To be done: Keep the pictures out of the copy and print all the entries below exactly.

-*-*-

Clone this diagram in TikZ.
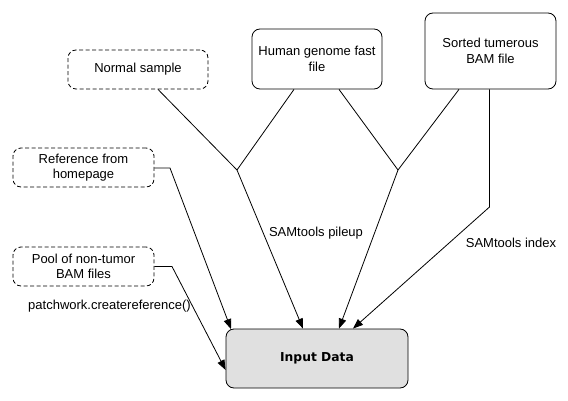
\documentclass[tikz,border=0pt]{standalone}
\usepackage{fontspec}
\setmainfont{Liberation Sans}
\newfontfamily\boldfont{DejaVu Sans}
\usetikzlibrary{arrows.meta,calc}
\tikzset{
  box/.style={draw, line width=0.8pt, rounded corners=8pt, align=center, inner sep=0pt,
    font=\fontsize{13pt}{15.5pt}\selectfont},
  dbox/.style={box, dash pattern=on 4pt off 2.5pt},
  conn/.style={line width=0.8pt},
  arr/.style={conn, -{Triangle[length=10pt,width=7.5pt]}},
  lbl/.style={font=\fontsize{13pt}{15.5pt}\selectfont, inner sep=0pt}
}
\begin{document}
\begin{tikzpicture}[x=1pt,y=-1pt]
\path[use as bounding box, fill=white] (0,0) rectangle (568,401);

\node[dbox, minimum width=140pt, minimum height=39pt] (normal) at (138,69.5) {Normal sample};
\node[box, minimum width=130pt, minimum height=60pt] (human) at (317,59) {Human genome fast\\file};
\node[box, minimum width=131pt, minimum height=76pt] (sorted) at (490.5,51) {Sorted tumerous\\BAM file};
\node[dbox, minimum width=141pt, minimum height=39pt] (ref) at (83.5,167.5) {Reference from\\homepage};
\node[dbox, minimum width=141pt, minimum height=39pt] (pool) at (83.5,266.5) {Pool of non-tumor\\BAM files};
\node[box, fill=black!12, minimum width=182pt, minimum height=59pt,
  font=\boldfont\bfseries\fontsize{12.3pt}{14pt}\selectfont] (input) at (317,358.5) {Input Data};

\coordinate (j1) at (237,170);
\coordinate (j2) at (398,170);
\coordinate (sbend) at (489.5,207);
\coordinate (rbend) at (170,168);
\coordinate (pbend) at (172,266.5);

\draw[conn] ([xshift=20pt]normal.south) -- (j1);
\draw[conn] ([xshift=-23pt]human.south) -- (j1);
\draw[conn] ([xshift=22pt]human.south) -- (j2);
\draw[conn] ([xshift=-31.5pt]sorted.south) -- (j2);

\draw[arr] (j1) -- ([xshift=-14pt]input.north);
\draw[arr] (j2) -- ([xshift=22pt]input.north);
\draw[arr] ([xshift=-1pt]sorted.south) -- (sbend) -- ([xshift=36pt]input.north);
\draw[arr] (ref.east |- rbend) -- (rbend) -- ([xshift=-86pt,yshift=-0.5pt]input.north);
\draw[arr] (pool.east) -- (pbend) -- ([yshift=-11.5pt]input.west);

\node[lbl] (pileup) at (316,233) {SAMtools pileup};
\node[lbl] (index) at (511,243) {SAMtools index};
\node[lbl] (patch) at (109.5,306) {patchwork.createreference()};
\end{tikzpicture}
\end{document}
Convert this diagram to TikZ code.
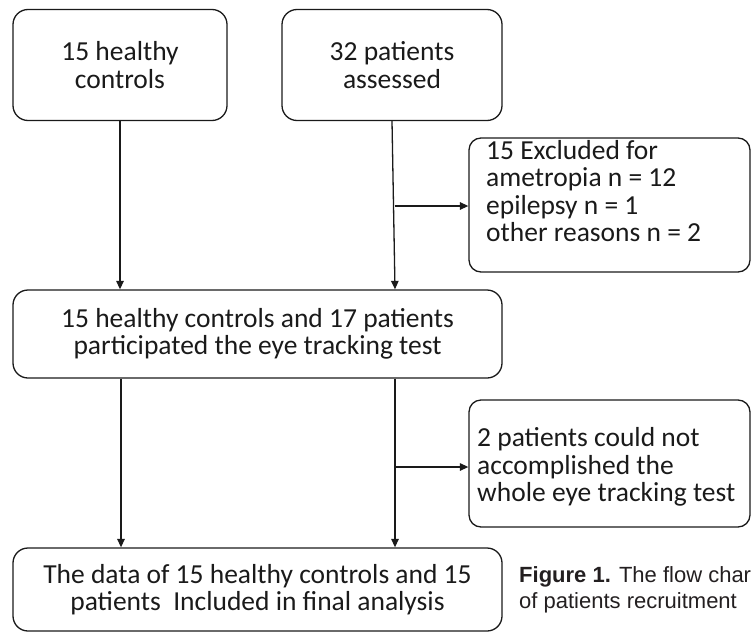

-*-*-

In response:
Clone this diagram in TikZ.
\documentclass[tikz,border=0pt]{standalone}
\usepackage{fontspec}
\setmainfont{Liberation Sans}
\newfontfamily\boldfont{DejaVu Sans}
\usetikzlibrary{arrows.meta,calc}
\tikzset{
  box/.style={draw, line width=0.8pt, rounded corners=8pt, align=center, inner sep=0pt,
    font=\fontsize{13pt}{15.5pt}\selectfont},
  dbox/.style={box, dash pattern=on 4pt off 2.5pt},
  conn/.style={line width=0.8pt},
  arr/.style={conn, -{Triangle[length=10pt,width=7.5pt]}},
  lbl/.style={font=\fontsize{13pt}{15.5pt}\selectfont, inner sep=0pt}
}
\begin{document}
\begin{tikzpicture}[x=1pt,y=-1pt]
\path[use as bounding box, fill=white] (0,0) rectangle (568,401);

\node[dbox, minimum width=140pt, minimum height=39pt] (normal) at (138,69.5) {Normal sample};
\node[box, minimum width=130pt, minimum height=60pt] (human) at (317,59) {Human genome fast\\file};
\node[box, minimum width=131pt, minimum height=76pt] (sorted) at (490.5,51) {Sorted tumerous\\BAM file};
\node[dbox, minimum width=141pt, minimum height=39pt] (ref) at (83.5,167.5) {Reference from\\homepage};
\node[dbox, minimum width=141pt, minimum height=39pt] (pool) at (83.5,266.5) {Pool of non-tumor\\BAM files};
\node[box, fill=black!12, minimum width=182pt, minimum height=59pt,
  font=\boldfont\bfseries\fontsize{12.3pt}{14pt}\selectfont] (input) at (317,358.5) {Input Data};

\coordinate (j1) at (237,170);
\coordinate (j2) at (398,170);
\coordinate (sbend) at (489.5,207);
\coordinate (rbend) at (170,168);
\coordinate (pbend) at (172,266.5);

\draw[conn] ([xshift=20pt]normal.south) -- (j1);
\draw[conn] ([xshift=-23pt]human.south) -- (j1);
\draw[conn] ([xshift=22pt]human.south) -- (j2);
\draw[conn] ([xshift=-31.5pt]sorted.south) -- (j2);

\draw[arr] (j1) -- ([xshift=-14pt]input.north);
\draw[arr] (j2) -- ([xshift=22pt]input.north);
\draw[arr] ([xshift=-1pt]sorted.south) -- (sbend) -- ([xshift=36pt]input.north);
\draw[arr] (ref.east |- rbend) -- (rbend) -- ([xshift=-86pt,yshift=-0.5pt]input.north);
\draw[arr] (pool.east) -- (pbend) -- ([yshift=-11.5pt]input.west);

\node[lbl] (pileup) at (316,233) {SAMtools pileup};
\node[lbl] (index) at (511,243) {SAMtools index};
\node[lbl] (patch) at (109.5,306) {patchwork.createreference()};
\end{tikzpicture}
\end{document}
Convert this diagram to TikZ code.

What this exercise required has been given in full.